WHAT IS REQUIRED
Copy nothing but the text: reproduce each line of the listing exactly and leave the pictures out.

PROVIDED MATERIAL
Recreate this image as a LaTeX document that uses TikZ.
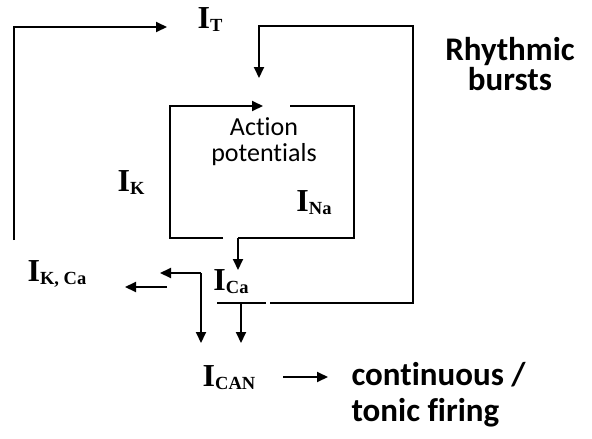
\documentclass[tikz,border=0pt]{standalone}
\usepackage{fontspec}
\setmainfont{Liberation Serif}
\newfontfamily\calfont[Ligatures={NoCommon}]{Carlito}
\usepackage{tikz}
\usetikzlibrary{arrows.meta}

\newcommand{\curr}[1]{\fontsize{32}{32}\selectfont\bfseries I\raisebox{-3pt}{\fontsize{18.5}{18.5}\selectfont #1}}
\tikzset{wire/.style={line width=2pt},
  arr/.style={wire,-{Triangle[length=11pt,width=10pt]}},
  txt/.style={font=\calfont\fontsize{26}{26}\selectfont,align=center},
  bigtxt/.style={font=\calfont\bfseries\fontsize{33}{26}\selectfont}}

\begin{document}
\begin{tikzpicture}[x=1pt,y=-1pt]
\useasboundingbox (0,0) rectangle (592,439);
% currents
\node at (210,20) (IT) {\curr{T}};
\node at (131,183) (IK) {\curr{K}};
\node at (314,203) (INa) {\curr{Na}};
\node at (231,282) (ICa) {\curr{Ca}};
\node at (57,274) (IKCa) {\curr{K, Ca}};
\node at (229,378) (ICAN) {\curr{CAN}};
% texts
\node[txt] at (264,142) (AP) {Action\\potentials};
\node[bigtxt,align=center] at (510,64) (RB) {Rhythmic\\bursts};
\node[bigtxt,align=left,anchor=west] at (348,395) (TF) {continuous /\\[10pt]tonic firing};
% outer loop (I_T)
\coordinate (o1) at (14,240);
\coordinate (o2) at (14,27);
\coordinate (o3) at (167,27);
\draw[arr] (o1) -- (o2) -- (o3);
\coordinate (r1) at (217,303);
\coordinate (r2) at (266,303);
\coordinate (r3) at (270,303);
\coordinate (r4) at (413,303);
\coordinate (r5) at (413,26);
\coordinate (r6) at (259,26);
\coordinate (r7) at (259,78);
\draw[wire] (r1) -- (r2);
\draw[arr] (r3) -- (r4) -- (r5) -- (r6) -- (r7);
% inner loop (action potentials)
\coordinate (b1) at (223,238);
\coordinate (b2) at (170,238);
\coordinate (b3) at (170,106);
\coordinate (b4) at (263,106);
\coordinate (b5) at (290,106);
\coordinate (b6) at (354,106);
\coordinate (b7) at (354,238);
\coordinate (b8) at (238,238);
\coordinate (b9) at (238,270);
\draw[arr] (b1) -- (b2) -- (b3) -- (b4);
\draw[wire] (b5) -- (b6) -- (b7) -- (b8);
\draw[arr] (b8) -- (b9);
% calcium outputs
\coordinate (c1) at (201,343);
\coordinate (c2) at (201,273);
\coordinate (c3) at (160,273);
\coordinate (c4) at (167,287);
\coordinate (c5) at (125,287);
\coordinate (c6) at (241,303);
\coordinate (c7) at (241,343);
\draw[arr] (c2) -- (c1);
\draw[arr] (c2) -- (c3);
\draw[arr] (c4) -- (c5);
\draw[arr] (c6) -- (c7);
\coordinate (t1) at (283,377);
\coordinate (t2) at (328,377);
\draw[arr] (t1) -- (t2);
\end{tikzpicture}
\end{document}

OUTPUT
Recreate this image as a LaTeX document that uses TikZ.
\documentclass[tikz,border=0pt]{standalone}
\usepackage{fontspec}
\setmainfont{Liberation Serif}
\newfontfamily\calfont[Ligatures={NoCommon}]{Carlito}
\usepackage{tikz}
\usetikzlibrary{arrows.meta}

\newcommand{\curr}[1]{\fontsize{32}{32}\selectfont\bfseries I\raisebox{-3pt}{\fontsize{18.5}{18.5}\selectfont #1}}
\tikzset{wire/.style={line width=2pt},
  arr/.style={wire,-{Triangle[length=11pt,width=10pt]}},
  txt/.style={font=\calfont\fontsize{26}{26}\selectfont,align=center},
  bigtxt/.style={font=\calfont\bfseries\fontsize{33}{26}\selectfont}}

\begin{document}
\begin{tikzpicture}[x=1pt,y=-1pt]
\useasboundingbox (0,0) rectangle (592,439);
% currents
\node at (210,20) (IT) {\curr{T}};
\node at (131,183) (IK) {\curr{K}};
\node at (314,203) (INa) {\curr{Na}};
\node at (231,282) (ICa) {\curr{Ca}};
\node at (57,274) (IKCa) {\curr{K, Ca}};
\node at (229,378) (ICAN) {\curr{CAN}};
% texts
\node[txt] at (264,142) (AP) {Action\\potentials};
\node[bigtxt,align=center] at (510,64) (RB) {Rhythmic\\bursts};
\node[bigtxt,align=left,anchor=west] at (348,395) (TF) {continuous /\\[10pt]tonic firing};
% outer loop (I_T)
\coordinate (o1) at (14,240);
\coordinate (o2) at (14,27);
\coordinate (o3) at (167,27);
\draw[arr] (o1) -- (o2) -- (o3);
\coordinate (r1) at (217,303);
\coordinate (r2) at (266,303);
\coordinate (r3) at (270,303);
\coordinate (r4) at (413,303);
\coordinate (r5) at (413,26);
\coordinate (r6) at (259,26);
\coordinate (r7) at (259,78);
\draw[wire] (r1) -- (r2);
\draw[arr] (r3) -- (r4) -- (r5) -- (r6) -- (r7);
% inner loop (action potentials)
\coordinate (b1) at (223,238);
\coordinate (b2) at (170,238);
\coordinate (b3) at (170,106);
\coordinate (b4) at (263,106);
\coordinate (b5) at (290,106);
\coordinate (b6) at (354,106);
\coordinate (b7) at (354,238);
\coordinate (b8) at (238,238);
\coordinate (b9) at (238,270);
\draw[arr] (b1) -- (b2) -- (b3) -- (b4);
\draw[wire] (b5) -- (b6) -- (b7) -- (b8);
\draw[arr] (b8) -- (b9);
% calcium outputs
\coordinate (c1) at (201,343);
\coordinate (c2) at (201,273);
\coordinate (c3) at (160,273);
\coordinate (c4) at (167,287);
\coordinate (c5) at (125,287);
\coordinate (c6) at (241,303);
\coordinate (c7) at (241,343);
\draw[arr] (c2) -- (c1);
\draw[arr] (c2) -- (c3);
\draw[arr] (c4) -- (c5);
\draw[arr] (c6) -- (c7);
\coordinate (t1) at (283,377);
\coordinate (t2) at (328,377);
\draw[arr] (t1) -- (t2);
\end{tikzpicture}
\end{document}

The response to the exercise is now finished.